▸ **EXERCISE GOAL**
Each line from the line with "Generate a Python" to the line with "plt.rcParams['font.family'] = ['Liberation", inclusive, is to be repeated exactly; no other line and no picture belongs in the copy.

==== PROVIDED INFORMATION ====

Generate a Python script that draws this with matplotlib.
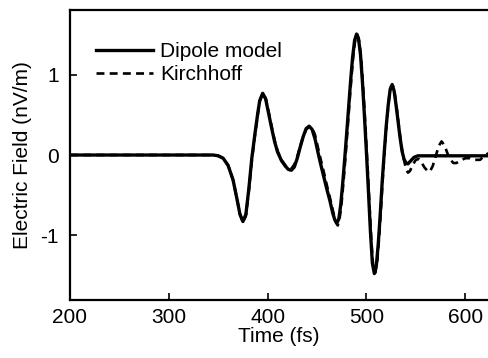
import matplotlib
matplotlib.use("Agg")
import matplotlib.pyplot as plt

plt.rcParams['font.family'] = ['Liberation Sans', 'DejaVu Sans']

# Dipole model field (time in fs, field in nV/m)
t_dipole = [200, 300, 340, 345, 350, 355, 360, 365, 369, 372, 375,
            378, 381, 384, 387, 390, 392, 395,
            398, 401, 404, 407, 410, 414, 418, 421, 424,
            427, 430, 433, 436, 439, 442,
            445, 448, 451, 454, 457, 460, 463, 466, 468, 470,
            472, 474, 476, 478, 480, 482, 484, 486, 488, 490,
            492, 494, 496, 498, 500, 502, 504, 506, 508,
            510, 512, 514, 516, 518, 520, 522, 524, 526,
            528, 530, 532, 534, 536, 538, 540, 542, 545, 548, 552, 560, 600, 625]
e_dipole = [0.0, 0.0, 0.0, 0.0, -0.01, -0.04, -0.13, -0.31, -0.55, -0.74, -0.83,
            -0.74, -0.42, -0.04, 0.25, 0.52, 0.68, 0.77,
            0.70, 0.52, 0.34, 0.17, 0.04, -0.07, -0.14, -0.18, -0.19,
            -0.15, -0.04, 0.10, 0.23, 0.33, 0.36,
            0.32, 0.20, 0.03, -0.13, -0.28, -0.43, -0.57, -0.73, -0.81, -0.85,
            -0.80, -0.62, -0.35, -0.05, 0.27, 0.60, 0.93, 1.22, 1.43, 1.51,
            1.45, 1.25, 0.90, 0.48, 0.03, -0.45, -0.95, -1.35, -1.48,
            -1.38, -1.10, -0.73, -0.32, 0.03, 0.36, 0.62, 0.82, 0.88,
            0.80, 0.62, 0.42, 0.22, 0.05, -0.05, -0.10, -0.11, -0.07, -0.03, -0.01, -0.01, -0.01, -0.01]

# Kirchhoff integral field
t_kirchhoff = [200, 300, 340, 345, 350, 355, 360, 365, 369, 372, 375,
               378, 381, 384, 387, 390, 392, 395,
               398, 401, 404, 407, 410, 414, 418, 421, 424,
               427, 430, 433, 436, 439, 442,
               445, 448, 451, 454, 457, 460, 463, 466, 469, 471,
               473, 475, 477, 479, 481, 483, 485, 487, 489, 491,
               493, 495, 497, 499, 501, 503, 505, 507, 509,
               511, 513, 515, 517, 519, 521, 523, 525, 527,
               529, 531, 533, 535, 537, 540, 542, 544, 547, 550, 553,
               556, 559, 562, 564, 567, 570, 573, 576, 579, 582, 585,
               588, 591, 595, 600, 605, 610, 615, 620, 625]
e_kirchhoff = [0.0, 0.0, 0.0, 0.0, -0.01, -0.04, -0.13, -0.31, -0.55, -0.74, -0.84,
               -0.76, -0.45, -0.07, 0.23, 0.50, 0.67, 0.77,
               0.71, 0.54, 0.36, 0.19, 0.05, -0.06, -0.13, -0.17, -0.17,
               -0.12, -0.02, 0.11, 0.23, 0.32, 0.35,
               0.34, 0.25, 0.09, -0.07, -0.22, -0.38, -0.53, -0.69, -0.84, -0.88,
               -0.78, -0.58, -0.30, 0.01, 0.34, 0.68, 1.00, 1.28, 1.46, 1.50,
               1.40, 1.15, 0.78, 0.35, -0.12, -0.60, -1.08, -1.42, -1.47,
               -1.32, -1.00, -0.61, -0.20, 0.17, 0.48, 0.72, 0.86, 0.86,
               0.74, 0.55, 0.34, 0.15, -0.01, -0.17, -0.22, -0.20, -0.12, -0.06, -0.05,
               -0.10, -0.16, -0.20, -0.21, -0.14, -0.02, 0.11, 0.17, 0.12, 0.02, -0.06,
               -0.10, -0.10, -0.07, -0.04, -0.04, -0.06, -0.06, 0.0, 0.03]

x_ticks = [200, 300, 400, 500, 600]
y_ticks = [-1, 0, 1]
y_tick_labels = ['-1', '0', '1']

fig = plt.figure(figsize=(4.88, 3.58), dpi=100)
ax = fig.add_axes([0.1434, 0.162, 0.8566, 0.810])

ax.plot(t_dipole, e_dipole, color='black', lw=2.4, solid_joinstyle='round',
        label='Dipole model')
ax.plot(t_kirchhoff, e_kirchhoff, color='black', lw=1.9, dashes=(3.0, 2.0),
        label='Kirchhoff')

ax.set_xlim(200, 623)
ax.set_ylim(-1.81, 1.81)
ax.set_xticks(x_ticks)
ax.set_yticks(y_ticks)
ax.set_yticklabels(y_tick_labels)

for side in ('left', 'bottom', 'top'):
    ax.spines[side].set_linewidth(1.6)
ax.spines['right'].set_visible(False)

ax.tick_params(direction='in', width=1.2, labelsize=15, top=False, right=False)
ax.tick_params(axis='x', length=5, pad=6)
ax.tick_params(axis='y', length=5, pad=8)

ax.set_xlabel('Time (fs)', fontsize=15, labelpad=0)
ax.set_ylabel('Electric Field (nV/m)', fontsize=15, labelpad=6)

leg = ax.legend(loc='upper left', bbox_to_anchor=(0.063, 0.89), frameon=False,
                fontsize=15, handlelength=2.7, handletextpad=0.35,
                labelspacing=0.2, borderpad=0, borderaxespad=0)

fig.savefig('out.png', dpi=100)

====
==== PROVIDED INFORMATION ====

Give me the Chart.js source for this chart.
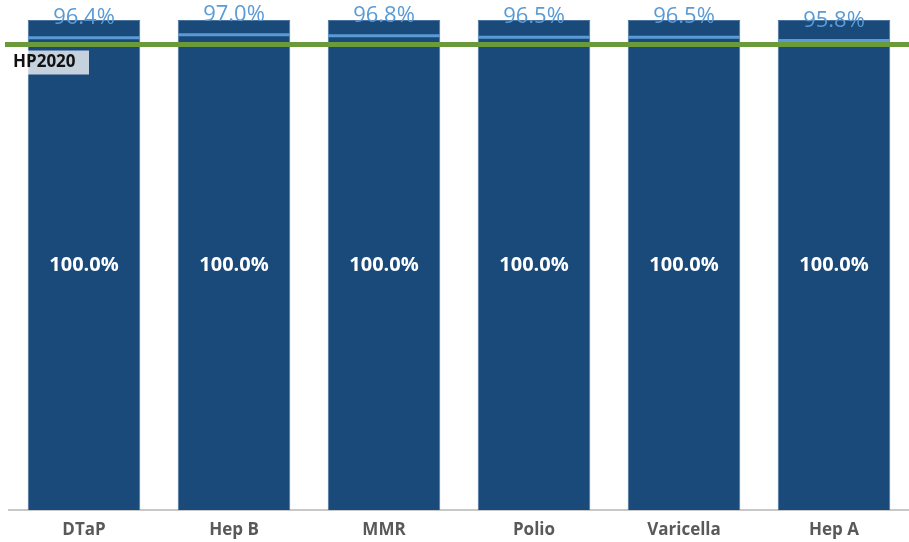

====

▸ **EXERCISE SOLUTION**
Generate a Python script that draws this with matplotlib.
import matplotlib
matplotlib.use("Agg")
import matplotlib.pyplot as plt

plt.rcParams['font.family'] = ['Liberation Sans', 'DejaVu Sans']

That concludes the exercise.